• **Problem to solve**
Only the lines from the start of the data below through the line that contains "import plotly.graph_objects as go" are to be copied, exactly and without pictures.

• **Given information**
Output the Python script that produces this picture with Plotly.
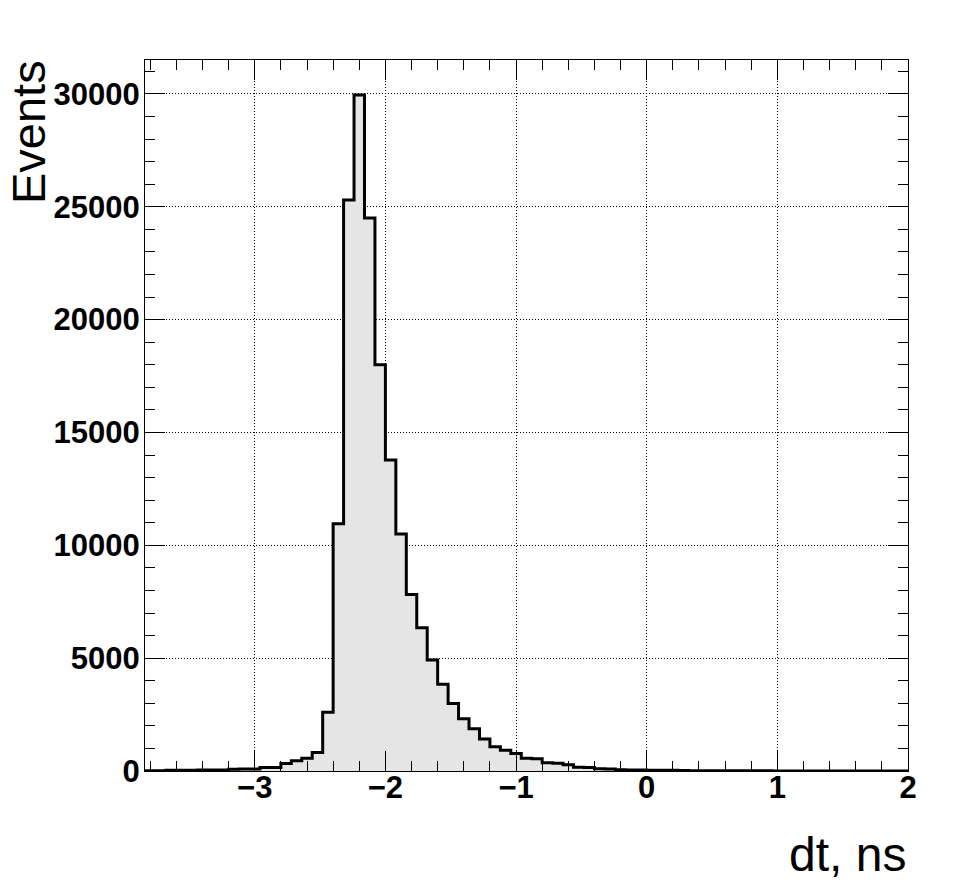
import plotly.graph_objects as go

# ---- data ----
bin_start = -3.84
bin_width = 0.08
counts = [
    15, 15, 35, 35, 35, 40, 40, 45, 80, 85,
    90, 150, 160, 330, 450, 570, 820, 2600, 10950, 25300,
    29950, 24500, 18000, 13780, 10500, 7820, 6350, 4920, 3840, 2990,
    2310, 1870, 1420, 1070, 920, 780, 570, 540, 360, 340,
    280, 170, 150, 95, 85, 50, 45, 40, 38, 35,
    30, 20, 15, 12, 10, 10, 8, 8, 6, 6,
    5, 5, 4, 4, 3, 3, 3, 2, 2, 2,
    2, 1, 1,
]
x_ticks = [-3, -2, -1, 0, 1, 2]
y_ticks = [0, 5000, 10000, 15000, 20000, 25000, 30000]
x_range = [-3.84, 2.0]
y_range = [0, 31500]

edges = [round(bin_start + i * bin_width, 4) for i in range(len(counts) + 1)]
ys = counts + [counts[-1]]

fig = go.Figure()
fig.add_trace(go.Scatter(
    x=edges, y=ys, mode="lines", line_shape="hv",
    line=dict(color="black", width=3),
    fill="tozeroy", fillcolor="#e5e5e5",
    showlegend=False, hoverinfo="skip",
))

tickfont = dict(family="Liberation Sans, Arial, sans-serif", size=31,
                color="black", weight="bold")

fig.update_xaxes(
    range=x_range, tickvals=x_ticks,
    ticktext=[("\u2212" + str(abs(v))) if v < 0 else str(v) for v in x_ticks],
    ticks="inside", ticklen=20, tickwidth=1, tickcolor="black",
    mirror="allticks", showline=True, linecolor="black", linewidth=1,
    showgrid=True, gridcolor="black", griddash="1px,2px", gridwidth=1,
    zeroline=False, tickfont=tickfont, ticklabelstandoff=-11,
    minor=dict(dtick=0.2, tick0=0, ticks="inside", ticklen=10,
               tickcolor="black", tickwidth=1, showgrid=False),
)
fig.update_yaxes(
    range=y_range, tickvals=y_ticks, ticktext=[str(v) for v in y_ticks],
    ticks="inside", ticklen=20, tickwidth=1, tickcolor="black",
    mirror="allticks", showline=True, linecolor="black", linewidth=1,
    showgrid=True, gridcolor="black", griddash="1px,2px", gridwidth=1,
    zeroline=False, tickfont=tickfont, ticklabelstandoff=-2,
    minor=dict(dtick=1000, tick0=0, ticks="inside", ticklen=10,
               tickcolor="black", tickwidth=1, showgrid=False),
)

fig.add_annotation(
    text="Events", textangle=-90, xref="paper", yref="paper",
    x=-0.1533, y=0.8987, xanchor="center", yanchor="middle", showarrow=False,
    font=dict(family="Liberation Sans, Arial, sans-serif", size=47, color="black"),
)
fig.add_annotation(
    text="dt, ns", xref="paper", yref="paper",
    x=1.0, y=-0.118, xanchor="right", yanchor="middle", showarrow=False,
    font=dict(family="Liberation Sans, Arial, sans-serif", size=48, color="black"),
)

fig.update_layout(
    width=954, height=891,
    margin=dict(l=145, r=46, t=60, b=120),
    paper_bgcolor="white", plot_bgcolor="white",
)

fig.write_html("out.html", config={"displayModeBar": False},
               post_script="document.body.style.margin='0';document.body.style.overflow='hidden';")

• **Written reply**
Output the Python script that produces this picture with Plotly.
import plotly.graph_objects as go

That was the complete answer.